Making Initial Contact
According to Kent Barnds, colleges track how they first learn about a student and use this information to predict the likelihood of a student applying and ultimately enrolling. A student who takes the initiative to contact a college is considered a good prospect.
Tip: You can reach out to a college by completing an online “request for information” form or by emailing questions to the admissions office. But once you get on an email list, you have to sort through tons of spam and keep an eye out for communications to which you really should reply. And note that this is not a license to stalk admissions staff. Be respectful and adult in your communications or risk doing more harm than good.
It’s no secret that colleges have invested in sophisticated computer-based systems for tracking demonstrated interest. This may include tracking every form of communication the student initiates, interview outcomes, campus visits, email exchanges, references on Twitter, Facebook engagement or any other contact that can be checked off, quantified, or fed into a computer.
Tip: By all means visit campuses, schedule interviews, request an overnight or visit a class. But be very careful of your internet footprint. Publicly-stated interest in a particular college can signal disinterest to other institutions.

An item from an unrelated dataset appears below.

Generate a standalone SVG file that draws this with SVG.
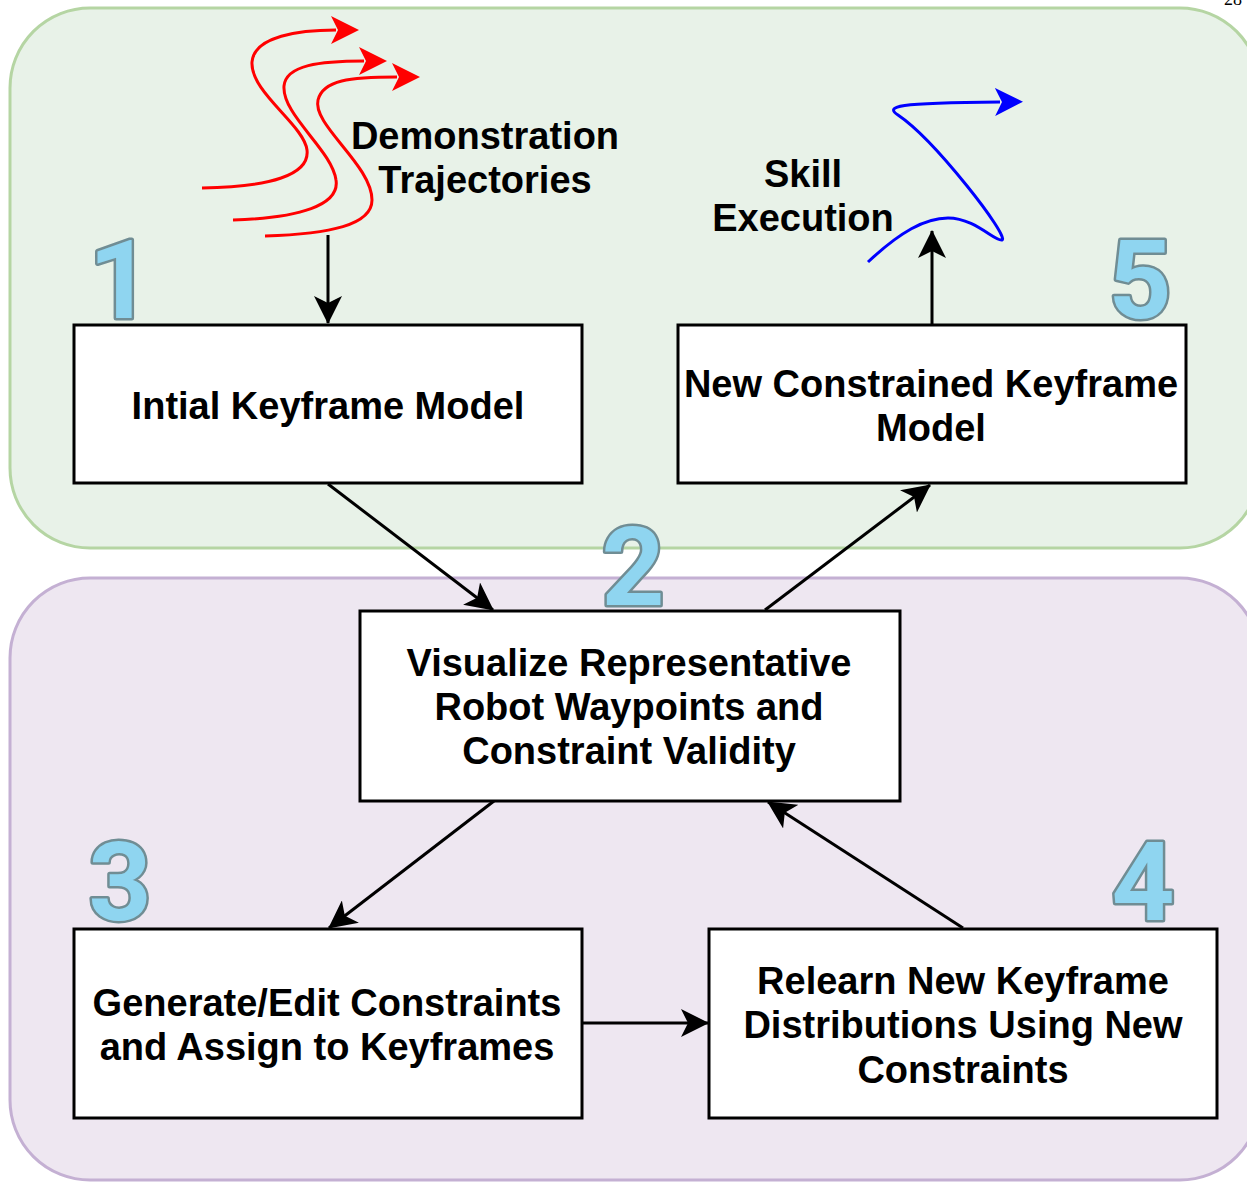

One of the more eyebrow-raising revelations contained in the Barnds article is the extent to which colleges use information provided on the FAFSA form to determine a student’s level of interest. Not only does FAFSA sharing with the admissions office give the deciders a good look at the other colleges to which you are applying but it also signals how important a college is relative to other schools on the list. Students (families) placing a college in the first position on the FAFSA are perceived as those more likely to enroll. They might be the first to receive financial aid awards and a little more personal attention.
Tip: Although you can’t deliberately leave colleges off your FAFSA list without risking losing aid offers from those schools, you can take care with how you rank them. And evidently, that’s a good idea.
When a student applies early speaks volumes about level of interest. Those who apply earliest in the process are often the most interested and most likely to enroll. Barnds suggests that these students “might receive more attention throughout the process, and even special invitations to events and priority consideration for scholarships and financial aid.”
Tip: Regardless of how you decide to apply—binding Early Decision, nonbinding Early Action, or Regular Decision—get the application completed and sent as soon as possible. Getting the entire application package together takes time and some coordination of test scores, recommendations, and transcripts. Don’t wait until 15 minutes before deadline to push the button, as procrastination is apparently interpreted as disinterest.
Colleges vary enormously in terms of how much attention they pay to the trail of data crumbs you leave behind. But make no mistake, most collect it in one form or other.
And even if they don’t use sophisticated algorithms or make hatch marks on a sheet of paper to document contacts, admissions staff take note of a sincere thank you, a firm handshake, or a well-written essay.